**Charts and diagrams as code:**
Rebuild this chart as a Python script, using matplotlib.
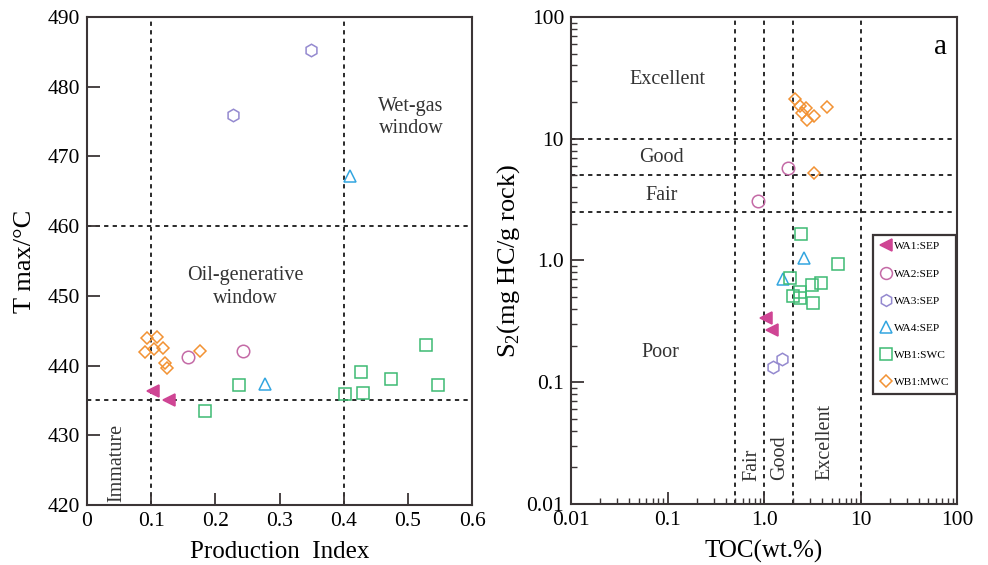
import numpy as np
import matplotlib
matplotlib.use("Agg")
import matplotlib.pyplot as plt
from matplotlib.ticker import LogLocator, FixedLocator, NullFormatter

plt.rcParams['font.family'] = ['Liberation Serif', 'DejaVu Serif']
plt.rcParams['mathtext.fontset'] = 'custom'
plt.rcParams['mathtext.rm'] = 'Liberation Serif'

# ---- left panel data: production index vs Tmax
wa1_pi = [0.103, 0.128]
wa1_tmax = [436.3, 435.0]
wa2_pi = [0.157, 0.243]
wa2_tmax = [441.2, 442.1]
wa3_pi = [0.227, 0.349]
wa3_tmax = [476.0, 485.2]
wa4_pi = [0.410, 0.277]
wa4_tmax = [467.2, 437.3]
swc_pi = [0.184, 0.237, 0.402, 0.430, 0.427, 0.473, 0.528, 0.547]
swc_tmax = [433.5, 437.2, 435.9, 436.0, 439.1, 438.1, 443.0, 437.2]
mwc_pi = [0.094, 0.109, 0.090, 0.104, 0.118, 0.176, 0.121, 0.125]
mwc_tmax = [443.9, 444.1, 441.9, 442.4, 442.5, 442.1, 440.3, 439.6]

# ---- right panel data: TOC vs S2
wa1_toc = [1.04, 1.20]
wa1_s2 = [0.34, 0.27]
wa2_toc = [1.76, 0.86]
wa2_s2 = [5.75, 3.05]
wa3_toc = [1.53, 1.23]
wa3_s2 = [0.155, 0.133]
wa4_toc = [2.58, 1.57]
wa4_s2 = [1.05, 0.70]
swc_toc = [2.40, 5.8, 1.85, 2.35, 3.12, 3.87, 1.99, 2.35, 3.2]
swc_s2 = [1.65, 0.93, 0.72, 0.55, 0.63, 0.65, 0.51, 0.49, 0.45]
mwc_toc = [3.28, 2.08, 2.35, 2.71, 2.5, 3.28, 2.77, 4.47]
mwc_s2 = [5.2, 21.0, 18.6, 17.9, 16.3, 15.4, 14.3, 18.2]

labels = ['WA1:SEP', 'WA2:SEP', 'WA3:SEP', 'WA4:SEP', 'WB1:SWC', 'WB1:MWC']

styles = [
    dict(marker='<', color='#cf4594', mfc='#cf4594', ms=8.5),
    dict(marker='o', color='#c46aa6', mfc='none', ms=9),
    dict(marker='h', color='#9489cf', mfc='none', ms=9),
    dict(marker='^', color='#33a6e0', mfc='none', ms=9),
    dict(marker='s', color='#3dba73', mfc='none', ms=9),
    dict(marker='D', color='#f29233', mfc='none', ms=6.5),
]

spine_c = '#3b3536'
txt_c = '#333333'
dash = dict(color='#2a2a2a', lw=1.4, ls=(0, (2.2, 2.2)), zorder=1)

fig = plt.figure(figsize=(9.88, 5.65), dpi=100)
ax1 = fig.add_axes([0.0881, 0.1062, 0.3897, 0.8637])
ax2 = fig.add_axes([0.578, 0.108, 0.3907, 0.862])

# ---- left panel
left_sets = [(wa1_pi, wa1_tmax), (wa2_pi, wa2_tmax), (wa3_pi, wa3_tmax),
             (wa4_pi, wa4_tmax), (swc_pi, swc_tmax), (mwc_pi, mwc_tmax)]
for (x, y), st, lab in zip(left_sets, styles, labels):
    ax1.plot(x, y, ls='none', mew=1.1, label=lab, zorder=3, **st)

for v in [0.1, 0.4]:
    ax1.axvline(v, **dash)
for h in [460, 435]:
    ax1.axhline(h, **dash)

ax1.set_xlim(0, 0.6)
ax1.set_ylim(420, 490)
ax1.set_xticks(np.arange(0, 0.61, 0.1))
ax1.set_xticklabels(['0', '0.1', '0.2', '0.3', '0.4', '0.5', '0.6'])
ax1.set_yticks(np.arange(420, 491, 10))
ax1.tick_params(direction='in', length=9, width=1.3, color=spine_c,
                labelsize=15.5, pad=5)
ax1.set_xlabel('Production  Index', fontsize=18, labelpad=7)
ax1.set_ylabel('T max/°C', fontsize=19, labelpad=8)

ax1.text(0.505, 475.6, 'Wet-gas\nwindow', fontsize=14.5, ha='center',
         va='center', color=txt_c, linespacing=1.25)
ax1.text(0.246, 451.3, 'Oil-generative\nwindow', fontsize=14.5, ha='center',
         va='center', color=txt_c, linespacing=1.25)
ax1.text(0.046, 426.0, 'Immature', fontsize=14.5, ha='center', va='center',
         rotation=90, color=txt_c)

# ---- right panel
right_sets = [(wa1_toc, wa1_s2), (wa2_toc, wa2_s2), (wa3_toc, wa3_s2),
              (wa4_toc, wa4_s2), (swc_toc, swc_s2), (mwc_toc, mwc_s2)]
for (x, y), st, lab in zip(right_sets, styles, labels):
    ax2.plot(x, y, ls='none', mew=1.1, label=lab, zorder=3, **st)

for v in [0.5, 1.0, 2.0, 10]:
    ax2.axvline(v, **dash)
for h in [2.5, 5, 10]:
    ax2.axhline(h, **dash)

ax2.set_xscale('log')
ax2.set_yscale('log')
ax2.set_xlim(0.01, 100)
ax2.set_ylim(0.01, 100)
dec = [0.01, 0.1, 1.0, 10, 100]
dec_lab = ['0.01', '0.1', '1.0', '10', '100']
ax2.xaxis.set_major_locator(FixedLocator(dec))
ax2.yaxis.set_major_locator(FixedLocator(dec))
ax2.set_xticklabels(dec_lab)
ax2.set_yticklabels(dec_lab)
ax2.xaxis.set_minor_locator(LogLocator(base=10, subs=np.arange(2, 10)))
ax2.yaxis.set_minor_locator(LogLocator(base=10, subs=np.arange(2, 10)))
ax2.xaxis.set_minor_formatter(NullFormatter())
ax2.yaxis.set_minor_formatter(NullFormatter())
ax2.tick_params(which='major', direction='in', length=9, width=1.3,
                color=spine_c, labelsize=15.5, pad=5)
ax2.tick_params(which='minor', direction='in', length=4.5, width=1.0,
                color=spine_c)
ax2.set_xlabel('TOC(wt.%)', fontsize=18, labelpad=7)
ax2.set_ylabel(r'S$_\mathregular{2}$(mg HC/g rock)', fontsize=19, labelpad=3)

ax2.text(0.099, 30.4, 'Excellent', fontsize=14.5, ha='center', va='center',
         color=txt_c)
ax2.text(0.087, 6.95, 'Good', fontsize=14.5, ha='center', va='center',
         color=txt_c)
ax2.text(0.087, 3.39, 'Fair', fontsize=14.5, ha='center', va='center',
         color=txt_c)
ax2.text(0.085, 0.174, 'Poor', fontsize=14.5, ha='center', va='center',
         color=txt_c)
ax2.text(0.75, 0.021, 'Fair', fontsize=14.5, ha='center', va='center',
         rotation=90, color=txt_c)
ax2.text(1.46, 0.024, 'Good', fontsize=14.5, ha='center', va='center',
         rotation=90, color=txt_c)
ax2.text(4.26, 0.032, 'Excellent', fontsize=14.5, ha='center', va='center',
         rotation=90, color=txt_c)
ax2.text(0.975, 0.965, 'a', transform=ax2.transAxes, fontsize=21,
         ha='right', va='top')

leg = ax2.legend(loc='upper right', bbox_to_anchor=(0.998, 0.553),
                 borderaxespad=0, fontsize=8.2, frameon=True, fancybox=False,
                 edgecolor=spine_c, labelspacing=1.5, handletextpad=0.2,
                 handlelength=1.0, borderpad=0.6, markerscale=0.95)
leg.get_frame().set_linewidth(1.6)
leg.get_frame().set_alpha(1)

for ax in (ax1, ax2):
    for s in ax.spines.values():
        s.set_color(spine_c)
        s.set_linewidth(1.5)

fig.savefig('out.png', dpi=100)
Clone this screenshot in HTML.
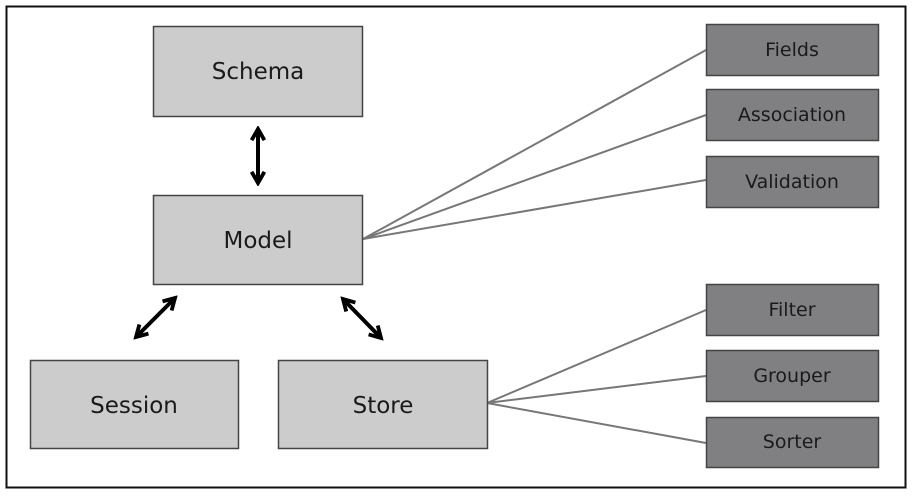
<!DOCTYPE html>
<html><head><style>
html,body{margin:0;padding:0;background:#fff;}
svg{display:block;}
text{font-family:"DejaVu Sans","Liberation Sans",sans-serif;fill:#1a1a1a;text-anchor:middle;dominant-baseline:central;}
</style></head><body>
<svg width="912" height="497" viewBox="0 0 912 497" xmlns="http://www.w3.org/2000/svg">
<defs>
<marker id="ah" viewBox="0 0 10 10" refX="8" refY="5" markerWidth="4" markerHeight="4" orient="auto-start-reverse">
<path d="M1,1 L8,5 L1,9" fill="none" stroke="#000" stroke-width="2.4"/>
</marker>
</defs>
<rect x="6.5" y="6.5" width="899" height="481" fill="#fff" stroke="#111" stroke-width="2"/>
<g stroke="#777" stroke-width="2" fill="none">
<line x1="363" y1="239" x2="706" y2="50"/>
<line x1="363" y1="239" x2="706" y2="115"/>
<line x1="363" y1="239" x2="706" y2="180"/>
<line x1="487" y1="403" x2="706" y2="310"/>
<line x1="487" y1="403" x2="706" y2="376"/>
<line x1="487" y1="403" x2="706" y2="443"/>
</g>
<g stroke="#000" stroke-width="4" fill="none" marker-start="url(#ah)" marker-end="url(#ah)">
<line x1="258" y1="129" x2="258" y2="183"/>
<line x1="175" y1="298" x2="136" y2="337"/>
<line x1="343" y1="299" x2="381" y2="338"/>
</g>
<g fill="#cccccd" stroke="#444" stroke-width="1.5">
<rect x="153.5" y="26.5" width="209" height="90"/>
<rect x="153.5" y="195.5" width="209" height="89"/>
<rect x="30.5" y="360.5" width="208" height="88"/>
<rect x="278.5" y="360.5" width="209" height="88"/>
</g>
<g fill="#808083" stroke="#444" stroke-width="1.5">
<rect x="706.5" y="24.5" width="172" height="51"/>
<rect x="706.5" y="89.5" width="172" height="51"/>
<rect x="706.5" y="156.5" width="172" height="51"/>
<rect x="706.5" y="284.5" width="172" height="51"/>
<rect x="706.5" y="350.5" width="172" height="51"/>
<rect x="706.5" y="417.5" width="172" height="50"/>
</g>
<g font-size="23">
<text x="258" y="72">Schema</text>
<text x="258" y="241">Model</text>
<text x="134" y="406">Session</text>
<text x="383" y="406">Store</text>
</g>
<g font-size="19">
<text x="792" y="50">Fields</text>
<text x="792" y="115">Association</text>
<text x="792" y="182">Validation</text>
<text x="792" y="310">Filter</text>
<text x="792" y="376">Grouper</text>
<text x="792" y="442">Sorter</text>
</g>
</svg>
</body></html>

**Problem statement:**
Only the number is wanted: how many lines contain the string "this"?

**Correct result:**
2